→ **Directive**
From the first line of the data down to and including the line with "yticks = [0, 25, 50, 75, 100]", copy everything exactly, leaving out pictures.

— Start Information supplied —

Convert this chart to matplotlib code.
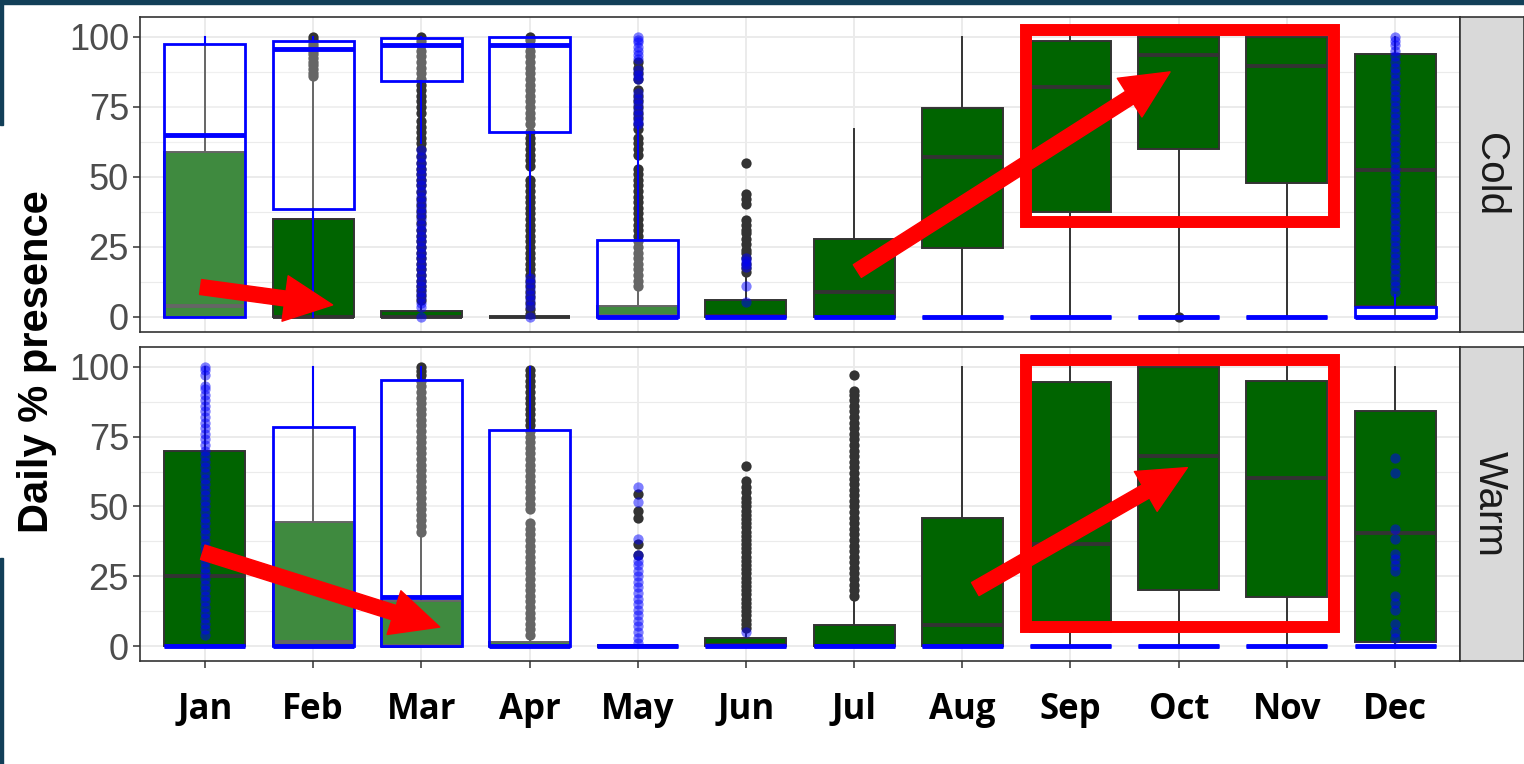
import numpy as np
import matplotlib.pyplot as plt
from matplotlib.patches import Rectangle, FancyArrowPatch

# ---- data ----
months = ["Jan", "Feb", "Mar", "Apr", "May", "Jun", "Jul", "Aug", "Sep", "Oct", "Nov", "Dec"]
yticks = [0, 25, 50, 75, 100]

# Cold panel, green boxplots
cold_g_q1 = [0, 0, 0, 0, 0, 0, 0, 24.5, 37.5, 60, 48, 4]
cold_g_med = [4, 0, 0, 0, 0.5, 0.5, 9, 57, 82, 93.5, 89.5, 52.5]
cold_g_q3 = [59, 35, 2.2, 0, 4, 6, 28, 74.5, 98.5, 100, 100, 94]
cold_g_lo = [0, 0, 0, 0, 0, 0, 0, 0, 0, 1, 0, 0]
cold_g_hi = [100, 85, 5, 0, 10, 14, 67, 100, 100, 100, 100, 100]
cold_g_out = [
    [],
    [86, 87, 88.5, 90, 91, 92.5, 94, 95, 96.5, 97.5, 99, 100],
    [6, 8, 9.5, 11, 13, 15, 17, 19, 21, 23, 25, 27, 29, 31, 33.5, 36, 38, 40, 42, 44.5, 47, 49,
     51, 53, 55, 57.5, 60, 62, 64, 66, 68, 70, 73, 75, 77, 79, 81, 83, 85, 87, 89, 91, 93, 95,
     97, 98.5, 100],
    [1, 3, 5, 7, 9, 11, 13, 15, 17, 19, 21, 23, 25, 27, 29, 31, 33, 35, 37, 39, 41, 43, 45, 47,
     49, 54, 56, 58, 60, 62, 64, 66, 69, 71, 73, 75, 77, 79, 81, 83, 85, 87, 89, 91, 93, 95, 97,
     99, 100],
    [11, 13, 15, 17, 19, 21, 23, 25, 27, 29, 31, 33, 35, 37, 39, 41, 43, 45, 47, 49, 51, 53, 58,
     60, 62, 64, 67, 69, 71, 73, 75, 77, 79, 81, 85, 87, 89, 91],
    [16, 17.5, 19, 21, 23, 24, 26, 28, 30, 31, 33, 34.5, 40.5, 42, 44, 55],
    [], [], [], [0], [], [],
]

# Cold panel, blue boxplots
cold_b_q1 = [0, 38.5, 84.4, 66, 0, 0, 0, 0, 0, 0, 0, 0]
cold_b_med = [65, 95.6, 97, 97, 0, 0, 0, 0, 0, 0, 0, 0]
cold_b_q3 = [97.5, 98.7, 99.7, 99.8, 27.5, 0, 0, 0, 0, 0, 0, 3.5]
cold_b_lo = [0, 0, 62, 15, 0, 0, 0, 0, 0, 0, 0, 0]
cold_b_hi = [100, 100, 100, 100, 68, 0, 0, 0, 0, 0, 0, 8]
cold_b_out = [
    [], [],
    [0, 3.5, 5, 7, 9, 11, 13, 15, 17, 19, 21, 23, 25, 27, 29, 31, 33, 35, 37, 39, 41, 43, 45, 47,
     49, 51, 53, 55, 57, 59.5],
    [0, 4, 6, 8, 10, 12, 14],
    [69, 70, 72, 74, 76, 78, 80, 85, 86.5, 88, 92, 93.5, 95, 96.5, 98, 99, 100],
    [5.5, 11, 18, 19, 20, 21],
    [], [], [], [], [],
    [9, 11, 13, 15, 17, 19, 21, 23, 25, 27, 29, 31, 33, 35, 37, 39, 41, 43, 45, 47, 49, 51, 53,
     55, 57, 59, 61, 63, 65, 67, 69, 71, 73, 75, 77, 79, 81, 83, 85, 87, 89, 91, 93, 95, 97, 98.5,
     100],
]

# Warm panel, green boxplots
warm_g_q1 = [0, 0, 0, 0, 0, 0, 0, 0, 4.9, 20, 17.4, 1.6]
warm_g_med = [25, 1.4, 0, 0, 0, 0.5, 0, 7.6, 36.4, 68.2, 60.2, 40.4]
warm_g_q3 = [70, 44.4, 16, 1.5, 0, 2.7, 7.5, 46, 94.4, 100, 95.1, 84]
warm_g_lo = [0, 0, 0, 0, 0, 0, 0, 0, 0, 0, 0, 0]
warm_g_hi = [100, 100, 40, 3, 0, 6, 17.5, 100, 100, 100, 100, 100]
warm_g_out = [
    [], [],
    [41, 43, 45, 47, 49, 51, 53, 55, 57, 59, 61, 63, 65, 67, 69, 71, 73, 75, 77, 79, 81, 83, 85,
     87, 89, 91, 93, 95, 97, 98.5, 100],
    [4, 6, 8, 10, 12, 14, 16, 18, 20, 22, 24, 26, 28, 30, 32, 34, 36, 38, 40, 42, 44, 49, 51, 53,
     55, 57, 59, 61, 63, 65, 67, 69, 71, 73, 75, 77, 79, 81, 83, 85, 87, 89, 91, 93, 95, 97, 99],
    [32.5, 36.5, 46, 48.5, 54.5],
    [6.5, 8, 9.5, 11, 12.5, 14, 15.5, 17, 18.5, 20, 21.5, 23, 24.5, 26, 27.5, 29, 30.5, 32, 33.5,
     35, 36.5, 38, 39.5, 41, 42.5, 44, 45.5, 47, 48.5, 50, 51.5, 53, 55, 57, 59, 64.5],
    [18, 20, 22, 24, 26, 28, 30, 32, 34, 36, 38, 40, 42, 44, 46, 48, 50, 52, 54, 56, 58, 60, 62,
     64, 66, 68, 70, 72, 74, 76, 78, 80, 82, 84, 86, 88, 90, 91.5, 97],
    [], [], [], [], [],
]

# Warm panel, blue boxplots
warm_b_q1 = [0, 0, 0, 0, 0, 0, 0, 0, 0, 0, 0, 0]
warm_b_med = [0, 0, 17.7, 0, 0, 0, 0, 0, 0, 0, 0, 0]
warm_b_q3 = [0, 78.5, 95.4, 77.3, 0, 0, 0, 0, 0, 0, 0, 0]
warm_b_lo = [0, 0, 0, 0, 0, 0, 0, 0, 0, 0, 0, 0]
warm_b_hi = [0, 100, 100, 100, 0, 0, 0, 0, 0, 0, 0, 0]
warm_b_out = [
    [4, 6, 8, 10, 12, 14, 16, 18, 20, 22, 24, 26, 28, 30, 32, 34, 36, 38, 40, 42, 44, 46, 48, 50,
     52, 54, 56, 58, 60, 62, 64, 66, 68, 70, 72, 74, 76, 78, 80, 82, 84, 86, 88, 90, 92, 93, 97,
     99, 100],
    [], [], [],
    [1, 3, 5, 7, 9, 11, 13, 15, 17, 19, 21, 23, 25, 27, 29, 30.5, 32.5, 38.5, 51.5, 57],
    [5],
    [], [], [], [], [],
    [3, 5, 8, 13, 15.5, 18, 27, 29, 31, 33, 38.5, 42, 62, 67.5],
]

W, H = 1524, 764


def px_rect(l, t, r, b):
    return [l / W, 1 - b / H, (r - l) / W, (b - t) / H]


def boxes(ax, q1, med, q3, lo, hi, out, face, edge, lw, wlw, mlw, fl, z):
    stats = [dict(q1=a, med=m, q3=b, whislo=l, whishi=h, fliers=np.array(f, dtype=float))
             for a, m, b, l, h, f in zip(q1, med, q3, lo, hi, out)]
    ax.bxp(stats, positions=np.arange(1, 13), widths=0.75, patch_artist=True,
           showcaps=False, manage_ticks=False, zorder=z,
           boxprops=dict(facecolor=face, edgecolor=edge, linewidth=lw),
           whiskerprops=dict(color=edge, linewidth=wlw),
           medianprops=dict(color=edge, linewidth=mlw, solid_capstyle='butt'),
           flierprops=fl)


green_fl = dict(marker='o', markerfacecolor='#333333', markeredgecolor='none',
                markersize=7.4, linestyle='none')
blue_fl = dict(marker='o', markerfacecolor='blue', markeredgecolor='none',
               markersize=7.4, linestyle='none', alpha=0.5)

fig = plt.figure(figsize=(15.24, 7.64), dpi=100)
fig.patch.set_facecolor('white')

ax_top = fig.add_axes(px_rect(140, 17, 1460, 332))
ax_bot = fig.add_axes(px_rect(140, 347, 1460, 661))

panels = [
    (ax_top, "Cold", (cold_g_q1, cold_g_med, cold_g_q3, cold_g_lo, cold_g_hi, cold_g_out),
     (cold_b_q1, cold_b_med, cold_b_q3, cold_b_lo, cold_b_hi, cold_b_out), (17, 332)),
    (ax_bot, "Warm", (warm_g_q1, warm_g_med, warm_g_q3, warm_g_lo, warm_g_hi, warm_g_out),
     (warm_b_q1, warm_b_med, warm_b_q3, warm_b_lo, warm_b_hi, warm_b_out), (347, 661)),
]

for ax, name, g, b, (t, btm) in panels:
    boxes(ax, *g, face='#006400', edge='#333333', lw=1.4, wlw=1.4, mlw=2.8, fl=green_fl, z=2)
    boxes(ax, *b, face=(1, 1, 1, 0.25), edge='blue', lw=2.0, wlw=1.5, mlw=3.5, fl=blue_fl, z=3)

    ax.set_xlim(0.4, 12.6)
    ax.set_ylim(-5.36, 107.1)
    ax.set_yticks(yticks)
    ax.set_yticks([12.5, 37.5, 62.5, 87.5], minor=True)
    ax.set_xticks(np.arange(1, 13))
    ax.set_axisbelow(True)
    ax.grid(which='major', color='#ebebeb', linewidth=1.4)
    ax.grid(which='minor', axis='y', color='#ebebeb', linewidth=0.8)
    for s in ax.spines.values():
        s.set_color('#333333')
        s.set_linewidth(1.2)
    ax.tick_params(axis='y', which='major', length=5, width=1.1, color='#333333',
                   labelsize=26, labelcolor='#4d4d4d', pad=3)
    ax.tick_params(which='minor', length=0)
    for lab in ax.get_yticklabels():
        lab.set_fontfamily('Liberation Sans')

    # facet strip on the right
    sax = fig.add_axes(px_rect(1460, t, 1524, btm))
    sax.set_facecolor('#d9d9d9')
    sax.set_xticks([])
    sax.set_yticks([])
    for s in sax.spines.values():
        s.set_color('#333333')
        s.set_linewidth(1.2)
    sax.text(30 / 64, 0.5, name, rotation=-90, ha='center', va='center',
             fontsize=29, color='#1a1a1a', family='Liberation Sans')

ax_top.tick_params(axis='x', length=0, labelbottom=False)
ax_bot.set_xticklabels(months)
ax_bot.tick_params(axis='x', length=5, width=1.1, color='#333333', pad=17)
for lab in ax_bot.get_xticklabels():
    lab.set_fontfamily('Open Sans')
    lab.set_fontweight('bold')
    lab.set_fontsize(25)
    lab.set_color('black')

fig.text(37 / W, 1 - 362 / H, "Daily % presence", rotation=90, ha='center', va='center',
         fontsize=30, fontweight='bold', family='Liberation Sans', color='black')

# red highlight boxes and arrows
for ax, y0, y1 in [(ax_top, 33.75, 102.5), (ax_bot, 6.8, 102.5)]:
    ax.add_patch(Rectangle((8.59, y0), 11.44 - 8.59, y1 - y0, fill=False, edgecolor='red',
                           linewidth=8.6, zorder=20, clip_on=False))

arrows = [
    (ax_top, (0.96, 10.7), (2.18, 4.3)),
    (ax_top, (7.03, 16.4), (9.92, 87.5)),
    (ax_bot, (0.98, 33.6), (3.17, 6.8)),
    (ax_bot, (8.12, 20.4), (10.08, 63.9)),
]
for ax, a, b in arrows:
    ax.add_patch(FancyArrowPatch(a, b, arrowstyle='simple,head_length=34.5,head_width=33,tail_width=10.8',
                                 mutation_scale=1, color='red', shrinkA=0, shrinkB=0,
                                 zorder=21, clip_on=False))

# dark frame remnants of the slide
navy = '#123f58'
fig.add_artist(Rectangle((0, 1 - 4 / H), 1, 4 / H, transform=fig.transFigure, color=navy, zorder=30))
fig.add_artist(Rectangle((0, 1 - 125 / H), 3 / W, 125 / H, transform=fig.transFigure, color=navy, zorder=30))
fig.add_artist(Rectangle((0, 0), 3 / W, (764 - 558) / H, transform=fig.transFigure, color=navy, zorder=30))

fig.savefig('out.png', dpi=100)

— End Information supplied —

→ **The solution**
Convert this chart to matplotlib code.
import numpy as np
import matplotlib.pyplot as plt
from matplotlib.patches import Rectangle, FancyArrowPatch

# ---- data ----
months = ["Jan", "Feb", "Mar", "Apr", "May", "Jun", "Jul", "Aug", "Sep", "Oct", "Nov", "Dec"]
yticks = [0, 25, 50, 75, 100]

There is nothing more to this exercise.